4. Cross-Validation Against External Benchmarks
Compared results to:
- Actual state renewable adoption rates (correlation = 0.71)
- Independent economic analyses from NREL and EIA
- State energy policy rankings from external organizations
Key Results
Top ROI States (Per-MWh Efficiency)
- Wyoming: Exceptional wind resources, low population density
- New Mexico: High solar potential, low installation costs
- Texas: Massive scale, diverse renewables, existing infrastructure
Highest Total Economic Impact
- California: Largest energy consumption, strong solar/wind
- Texas: Scale + resource quality
- Florida: High electricity demand, excellent solar potential
Best Per-Capita Returns
- North Dakota: Wind-rich, low population
- Wyoming: Similar profile to ND
- Montana: Hydro + wind potential
Statistical Insights
- Correlation Analysis: Wind potential is the strongest predictor of per-MWh ROI (r = 0.68)
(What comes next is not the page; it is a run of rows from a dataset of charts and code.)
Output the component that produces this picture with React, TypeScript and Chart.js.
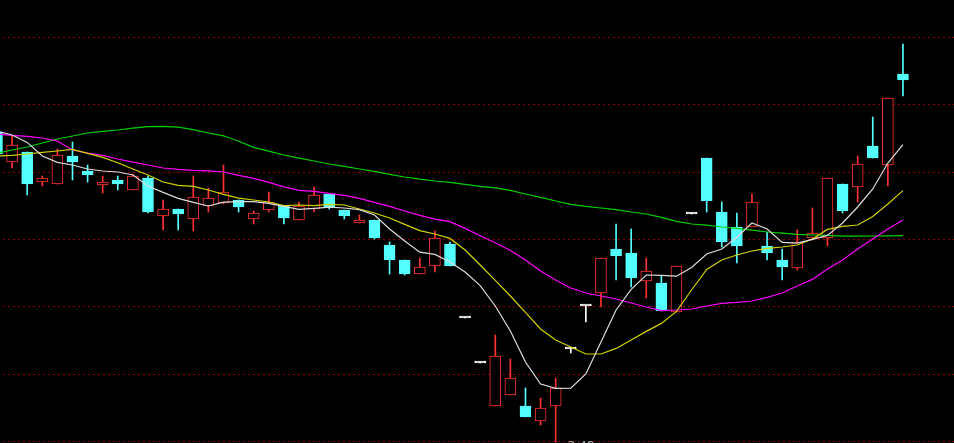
import React, { useEffect, useRef } from "react";
import { Chart, registerables } from "chart.js";

Chart.register(...registerables);

// ---- data (daily K-line, 61 sessions) ----
const opens = [
  4.03, 3.88, 3.93, 3.78, 3.77, 3.91, 3.835, 3.765, 3.79, 3.74,
  3.8, 3.61, 3.645, 3.595, 3.66, 3.675, 3.69, 3.595, 3.64, 3.66,
  3.59, 3.645, 3.72, 3.64, 3.575, 3.59, 3.465, 3.39, 3.32, 3.36,
  3.47, 3.1, 2.875, 2.66, 2.715, 2.66, 2.585, 2.66, 2.945, 3.16,
  3.225, 3.445, 3.425, 3.285, 3.275, 3.13, 3.62, 3.9, 3.63, 3.555,
  3.555, 3.46, 3.39, 3.35, 3.5, 3.5, 3.77, 3.755, 3.96, 3.865, 4.32,
];
const highs = [
  4.04, 4.01, 3.93, 3.81, 3.945, 3.98, 3.865, 3.81, 3.81, 3.82,
  3.81, 3.69, 3.645, 3.81, 3.75, 3.865, 3.69, 3.635, 3.73, 3.66,
  3.68, 3.755, 3.72, 3.64, 3.615, 3.59, 3.48, 3.39, 3.4, 3.535,
  3.48, 3.1, 2.875, 3.015, 2.895, 2.75, 2.7, 2.8, 2.95, 3.16,
  3.4, 3.57, 3.545, 3.4, 3.31, 3.36, 3.62, 3.9, 3.68, 3.625,
  3.72, 3.53, 3.445, 3.54, 3.65, 3.8, 3.77, 3.91, 4.105, 4.2, 4.47,
];
const lows = [
  3.91, 3.85, 3.715, 3.76, 3.77, 3.79, 3.78, 3.725, 3.74, 3.74,
  3.625, 3.54, 3.54, 3.535, 3.63, 3.67, 3.63, 3.57, 3.63, 3.57,
  3.59, 3.63, 3.645, 3.595, 3.575, 3.495, 3.32, 3.315, 3.32, 3.33,
  3.36, 3.1, 2.875, 2.66, 2.715, 2.605, 2.565, 2.48, 2.925, 3.08,
  3.155, 3.29, 3.255, 3.2, 3.135, 3.13, 3.62, 3.63, 3.455, 3.375,
  3.555, 3.39, 3.29, 3.34, 3.49, 3.46, 3.625, 3.68, 3.9, 3.76, 4.21,
];
const closes = [
  3.92, 3.965, 3.77, 3.8, 3.915, 3.88, 3.815, 3.78, 3.77, 3.81,
  3.63, 3.645, 3.62, 3.705, 3.7, 3.73, 3.655, 3.625, 3.68, 3.6,
  3.66, 3.715, 3.655, 3.61, 3.59, 3.5, 3.39, 3.32, 3.355, 3.5,
  3.36, 3.1, 2.875, 2.91, 2.8, 2.605, 2.65, 2.75, 2.945, 3.16,
  3.4, 3.41, 3.3, 3.335, 3.135, 3.36, 3.62, 3.685, 3.48, 3.46,
  3.68, 3.425, 3.355, 3.48, 3.525, 3.8, 3.635, 3.87, 3.9, 4.2, 4.29,
];
const ma5 = [
  4.035, 4.015, 3.978, 3.91, 3.878, 3.865, 3.845, 3.835, 3.83, 3.815,
  3.76, 3.728, 3.698, 3.678, 3.66, 3.679, 3.682, 3.682, 3.673, 3.658,
  3.643, 3.648, 3.654, 3.65, 3.642, 3.615, 3.545, 3.485, 3.429, 3.418,
  3.38, 3.33, 3.262, 3.16, 3.035, 2.88, 2.77, 2.748, 2.749, 2.82,
  2.98, 3.14, 3.243, 3.315, 3.313, 3.309, 3.353, 3.42, 3.445, 3.504,
  3.575, 3.545, 3.478, 3.474, 3.493, 3.513, 3.575, 3.655, 3.745, 3.875, 3.967,
];
const ma10 = [
  3.91, 3.913, 3.92, 3.928, 3.935, 3.943, 3.923, 3.903, 3.876, 3.845,
  3.815, 3.78, 3.763, 3.758, 3.74, 3.718, 3.699, 3.69, 3.68, 3.662,
  3.665, 3.662, 3.668, 3.665, 3.645, 3.625, 3.6, 3.568, 3.537, 3.52,
  3.498, 3.44, 3.365, 3.288, 3.21, 3.128, 3.045, 2.99, 2.955, 2.92,
  2.92, 2.948, 2.99, 3.033, 3.073, 3.133, 3.24, 3.343, 3.39, 3.415,
  3.435, 3.448, 3.455, 3.465, 3.495, 3.543, 3.558, 3.565, 3.608, 3.67, 3.737,
];
const ma20 = [
  4.02, 4.013, 4.008, 4.0, 3.985, 3.94, 3.925, 3.913, 3.895, 3.879,
  3.865, 3.85, 3.843, 3.838, 3.836, 3.83, 3.813, 3.798, 3.778, 3.756,
  3.738, 3.733, 3.723, 3.713, 3.698, 3.678, 3.658, 3.635, 3.613, 3.594,
  3.582, 3.548, 3.511, 3.476, 3.438, 3.39, 3.335, 3.29, 3.25, 3.225,
  3.21, 3.195, 3.175, 3.155, 3.137, 3.14, 3.145, 3.16, 3.173, 3.178,
  3.185, 3.203, 3.225, 3.26, 3.293, 3.345, 3.39, 3.445, 3.495, 3.545, 3.59,
];
const ma60 = [
  3.923, 3.94, 3.955, 3.975, 3.995, 4.01, 4.025, 4.033, 4.04, 4.049,
  4.057, 4.058, 4.054, 4.042, 4.025, 4.011, 3.984, 3.953, 3.934, 3.915,
  3.899, 3.885, 3.87, 3.858, 3.845, 3.833, 3.818, 3.805, 3.794, 3.785,
  3.778, 3.768, 3.758, 3.751, 3.738, 3.72, 3.703, 3.685, 3.668, 3.658,
  3.65, 3.642, 3.63, 3.62, 3.603, 3.583, 3.57, 3.564, 3.555, 3.548,
  3.539, 3.53, 3.524, 3.518, 3.515, 3.513, 3.509, 3.509, 3.51, 3.511, 3.512,
];
const gridPrices = [2.48, 2.817, 3.153, 3.49, 3.826, 4.163, 4.499];

const UP = "#ff3232";
const DOWN = "#54ffff";
const FLAT = "#ffffff";

const candleColor = (i: number) =>
  closes[i] > opens[i] ? UP : closes[i] < opens[i] ? DOWN : FLAT;

export default function App() {
  const canvasRef = useRef<HTMLCanvasElement | null>(null);

  useEffect(() => {
    document.body.style.margin = "0";
    document.body.style.background = "#000";
    const canvas = canvasRef.current;
    if (!canvas) return;

    const idx = opens.map((_, i) => i);
    const colors = idx.map(candleColor);

    const bgPlugin = {
      id: "bg",
      beforeDraw(chart: any) {
        const ctx = chart.ctx;
        ctx.save();
        ctx.fillStyle = "#000";
        ctx.fillRect(0, 0, chart.width, chart.height);
        ctx.restore();
      },
    };

    const gridPlugin = {
      id: "dotGrid",
      beforeDatasetsDraw(chart: any) {
        const { ctx, chartArea, scales } = chart;
        ctx.save();
        ctx.strokeStyle = "#8a0000";
        ctx.lineWidth = 1;
        ctx.setLineDash([2, 3]);
        gridPrices.forEach((p) => {
          const y = Math.round(scales.y.getPixelForValue(p)) - 0.5;
          ctx.beginPath();
          ctx.moveTo(chartArea.left + 3, y);
          ctx.lineTo(chartArea.right, y);
          ctx.stroke();
        });
        ctx.restore();
      },
    };

    const lowLabelPlugin = {
      id: "lowLabel",
      afterDatasetsDraw(chart: any) {
        const { ctx, scales } = chart;
        let li = 0;
        lows.forEach((v, i) => {
          if (v < lows[li]) li = i;
        });
        const x = scales.x.getPixelForValue(li);
        const y = scales.y.getPixelForValue(lows[li]);
        ctx.save();
        ctx.fillStyle = "#b0b0b0";
        ctx.font = "12px 'DejaVu Sans', sans-serif";
        ctx.textBaseline = "top";
        ctx.fillText("\u2190" + lows[li].toFixed(2), x + 2, y - 1);
        ctx.restore();
      },
    };

    const chart = new Chart(canvas, {
      type: "bar",
      data: {
        datasets: [
          {
            type: "line",
            label: "MA5",
            data: idx.map((i) => ({ x: i, y: ma5[i] })),
            borderColor: "#dcdcdc",
            borderWidth: 1.2,
            pointRadius: 0,
            tension: 0,
            order: 0,
          },
          {
            type: "line",
            label: "MA10",
            data: idx.map((i) => ({ x: i, y: ma10[i] })),
            borderColor: "#d2d200",
            borderWidth: 1.2,
            pointRadius: 0,
            tension: 0,
            order: 0,
          },
          {
            type: "line",
            label: "MA20",
            data: idx.map((i) => ({ x: i, y: ma20[i] })),
            borderColor: "#ff00ff",
            borderWidth: 1.2,
            pointRadius: 0,
            tension: 0,
            order: 0,
          },
          {
            type: "line",
            label: "MA60",
            data: idx.map((i) => ({ x: i, y: ma60[i] })),
            borderColor: "#00d000",
            borderWidth: 1.2,
            pointRadius: 0,
            tension: 0,
            order: 0,
          },
          {
            type: "bar",
            label: "body",
            data: idx.map((i) => ({ x: i, y: [opens[i], closes[i]] })) as any,
            backgroundColor: idx.map((i) => (colors[i] === UP ? "#000" : colors[i])),
            borderColor: colors,
            borderWidth: 1,
            borderSkipped: false,
            barThickness: 11,
            minBarLength: 2,
            grouped: false,
            order: 1,
          } as any,
          {
            type: "bar",
            label: "wick",
            data: idx.map((i) => ({ x: i, y: [lows[i], highs[i]] })) as any,
            backgroundColor: colors,
            borderWidth: 0,
            barThickness: 1,
            minBarLength: 1,
            grouped: false,
            order: 2,
          } as any,
        ],
      },
      options: {
        animation: false,
        responsive: false,
        devicePixelRatio: 1,
        layout: { padding: 0 },
        events: [],
        scales: {
          x: { type: "linear", min: 0.199, max: 63.38, offset: false, bounds: "data", display: false },
          y: { type: "linear", min: 2.475, max: 4.69, display: false },
        },
        plugins: {
          legend: { display: false },
          tooltip: { enabled: false },
        },
      },
      plugins: [bgPlugin, gridPlugin, lowLabelPlugin],
    });

    return () => chart.destroy();
  }, []);

  return (
    <div style={{ width: 954, height: 443, background: "#000", overflow: "hidden" }}>
      <canvas ref={canvasRef} width={954} height={443} style={{ display: "block" }} />
    </div>
  );
}
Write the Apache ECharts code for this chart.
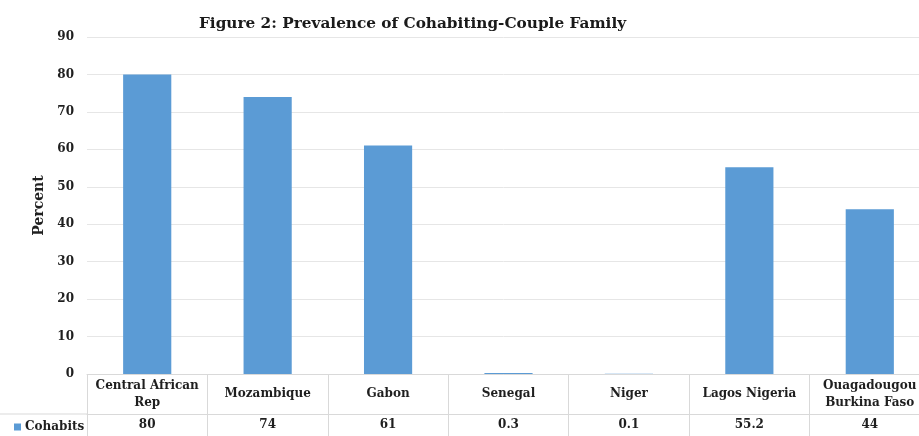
<!DOCTYPE html>
<html>
<head>
<meta charset="utf-8">
<script src="https://cdn.jsdelivr.net/npm/echarts@6/dist/echarts.min.js"></script>
<style>
  html, body { margin: 0; padding: 0; background: #fff; }
  #main { width: 919px; height: 436px; }
</style>
</head>
<body>
<div id="main"></div>
<script>
var categories = ['Central African\nRep', 'Mozambique', 'Gabon', 'Senegal', 'Niger', 'Lagos Nigeria', 'Ouagadougou\nBurkina Faso'];
var cohabits = [80, 74, 61, 0.3, 0.1, 55.2, 44];
var yTicks = { min: 0, max: 90, interval: 10 };

var serif = 'DejaVu Serif';
var txt = '#1f1f1f';
var tableLine = '#d9d9d9';

var myChart = echarts.init(document.getElementById('main'));

myChart.setOption({
    animation: false,
    backgroundColor: '#fff',
    title: {
        text: 'Figure 2: Prevalence of Cohabiting-Couple Family',
        left: 194,
        top: 12,
        textStyle: {
            fontFamily: serif,
            fontWeight: 'bold',
            fontSize: 15.3,
            color: '#1a1a1a'
        }
    },
    legend: {
        data: ['Cohabits'],
        left: 9,
        top: 416,
        icon: 'rect',
        itemWidth: 7,
        itemHeight: 7,
        itemGap: 4,
        textStyle: {
            fontFamily: serif,
            fontWeight: 'bold',
            fontSize: 12,
            color: txt,
            padding: [0, 0, 0, -1]
        }
    },
    grid: {
        left: 87,
        width: 843,
        top: 37,
        height: 337,
        containLabel: false,
        outerBoundsMode: 'none'
    },
    xAxis: [{
        type: 'category',
        data: categories,
        position: 'bottom',
        axisLine: { lineStyle: { color: tableLine } },
        axisTick: { show: true, interval: 0, length: 40, lineStyle: { color: tableLine } },
        axisLabel: {
            interval: 0,
            margin: 20,
            verticalAlign: 'middle',
            lineHeight: 17,
            fontFamily: serif,
            fontWeight: 'bold',
            fontSize: 12,
            color: txt
        }
    }, {
        type: 'category',
        data: cohabits.map(function (v) { return String(v); }),
        position: 'bottom',
        offset: 40,
        axisLine: { lineStyle: { color: tableLine } },
        axisTick: { show: true, interval: 0, length: 22, lineStyle: { color: tableLine } },
        axisLabel: {
            interval: 0,
            margin: 11,
            verticalAlign: 'middle',
            fontFamily: serif,
            fontWeight: 'bold',
            fontSize: 12,
            color: txt
        }
    }],
    yAxis: {
        type: 'value',
        min: yTicks.min,
        max: yTicks.max,
        interval: yTicks.interval,
        name: 'Percent',
        nameLocation: 'middle',
        nameGap: 36,
        nameTextStyle: {
            fontFamily: serif,
            fontWeight: 'bold',
            fontSize: 14,
            color: txt
        },
        axisLine: { show: false },
        axisTick: { show: false },
        splitLine: { lineStyle: { color: '#e6e6e6' } },
        axisLabel: {
            margin: 13,
            fontFamily: serif,
            fontWeight: 'bold',
            fontSize: 12,
            color: txt
        }
    },
    graphic: [{
        type: 'line',
        shape: { x1: 0, y1: 414, x2: 87, y2: 414 },
        style: { stroke: tableLine, lineWidth: 1 }
    }],
    series: [{
        name: 'Cohabits',
        type: 'bar',
        xAxisIndex: 0,
        barWidth: '40%',
        itemStyle: { color: '#5b9bd5' },
        data: cohabits
    }]
});
</script>
</body>
</html>
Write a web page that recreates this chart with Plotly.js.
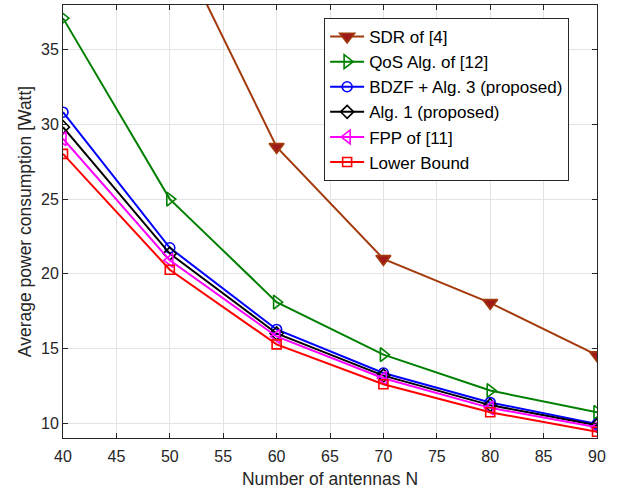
<!DOCTYPE html>
<html><head><meta charset="utf-8">
<script src="https://cdn.plot.ly/plotly-3.0.1.min.js"></script>
<style>html,body{margin:0;padding:0;background:#fff}#c{width:621px;height:494px}</style>
</head><body><div id="c"></div>
<script>
var antennas = [40, 50, 60, 70, 80, 90];
var sdr  = [68.0, 43.1, 28.5, 21.0, 18.05, 14.55];
var qos  = [37.12, 25.0, 18.1, 14.58, 12.18, 10.72];
var bdzf = [30.82, 21.74, 16.27, 13.35, 11.38, 9.93];
var alg1 = [29.82, 21.35, 16.0, 13.18, 11.2, 9.85];
var fpp  = [29.04, 20.9, 15.8, 13.0, 11.02, 9.72];
var lb   = [28.03, 20.27, 15.27, 12.6, 10.72, 9.42];
var names = ['SDR of [4]', 'QoS Alg. of [12]', 'BDZF + Alg. 3 (proposed)', 'Alg. 1 (proposed)', 'FPP of [11]', 'Lower Bound'];
var xTicks = [40, 45, 50, 55, 60, 65, 70, 75, 80, 85, 90];
var yTicks = [10, 15, 20, 25, 30, 35];

function tr(y, name, color, sym, size, fill) {
  return {x: antennas, y: y, name: name, mode: 'lines+markers', type: 'scatter', cliponaxis: true,
    line: {color: color, width: 2},
    marker: {symbol: sym, size: size, color: fill || color, line: {color: color, width: 1.6}}};
}
var data = [
  tr(sdr, names[0], '#A33A0C', 'triangle-down', 13, '#9E1A1A'),
  tr(qos, names[1], '#008000', 'triangle-right-open', 12),
  tr(bdzf, names[2], '#0000FF', 'circle-open', 10),
  tr(alg1, names[3], '#000000', 'diamond-open', 10),
  tr(fpp, names[4], '#FF00FF', 'triangle-left-open', 12),
  tr(lb, names[5], '#FF0000', 'square-open', 9)
];
var F = 'Liberation Sans, Arial, sans-serif';
var ax = {showline: true, linecolor: '#262626', linewidth: 1, mirror: 'ticks', ticks: 'inside', ticklen: 5,
  tickcolor: '#262626', showgrid: true, gridcolor: '#E3E3E3', gridwidth: 1, zeroline: false,
  tickfont: {family: F, size: 16, color: '#262626'}};
var layout = {
  width: 621, height: 494,
  margin: {l: 63, r: 24, t: 5, b: 56},
  paper_bgcolor: '#fff', plot_bgcolor: '#fff',
  showlegend: true,
  xaxis: Object.assign({}, ax, {range: [40, 90], tickvals: xTicks, ticklabelstandoff: 4,
    title: {text: 'Number of antennas N', standoff: 8, font: {family: F, size: 17.5, color: '#262626'}}}),
  yaxis: Object.assign({}, ax, {range: [9, 38], tickvals: yTicks,
    title: {text: 'Average power consumption [Watt]', standoff: 4, font: {family: F, size: 17.5, color: '#262626'}}}),
  legend: {x: 0.489, y: 0.97, xanchor: 'left', yanchor: 'top', bgcolor: '#fff', bordercolor: '#262626', borderwidth: 1,
    font: {family: F, size: 17, color: '#000'}, tracegroupgap: 0, itemwidth: 34}
};
Plotly.newPlot('c', data, layout, {staticPlot: true, displayModeBar: false});
</script></body></html>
- Regional Patterns: Southwest states dominate solar ROI, Great Plains lead in wind
- Grid Readiness: States with existing renewable infrastructure show 2.3x higher near-term ROI
Why This Matters for ML/Space Roles
This project demonstrates skills directly transferable to space industry work:
- Multi-Source Data Integration: Space missions combine telemetry, ground observations, simulation, same integration challenges
- Statistical Rigor: Mission trade studies require defensible analysis under uncertainty
- Decision Support Modeling: Translating technical potential → operational recommendations
- Reproducibility: All analysis is version-controlled, documented, and replicable
- Systems Thinking: Understanding constraints beyond the technical (cost, infrastructure, policy)
These are the same patterns used in:
- Mission feasibility analysis
- Spacecraft design trade studies
- Orbital mechanics optimization
- Ground system capacity planning
Technical Stack
- Python: pandas, NumPy, SciPy (core analysis)
- Matplotlib / Seaborn: Visualization
- Statsmodels: Statistical testing, regression analysis
- Geopandas: Spatial analysis and mapping
- Jupyter: Reproducible analysis notebooks
- Git: Version control for data + code
Reproducibility & Open Science
The entire analysis is:
- Version-controlled: Git repository with full commit history
- Documented: Markdown documentation for every decision
- Reproducible: Jupyter notebooks with step-by-step execution
- Transparent: Assumptions, limitations, and uncertainties explicitly stated
While originally developed in an academic setting, the project is structured and presented as a standalone technical analysis, not coursework.
Current Status
Complete, Fully Reproducible Analysis
All code, data, and documentation are available. The methodology is extensible to:
- Updated federal datasets (annual releases)
- International comparisons
- More granular regional analysis
- Integration with climate models
Code Repository
View on GitHub (link to be added)
Key Insight, Good data science isn’t just about getting an answer, it’s about building confidence that the answer is right. Statistical validation, sensitivity analysis, and reproducibility are how you earn that confidence.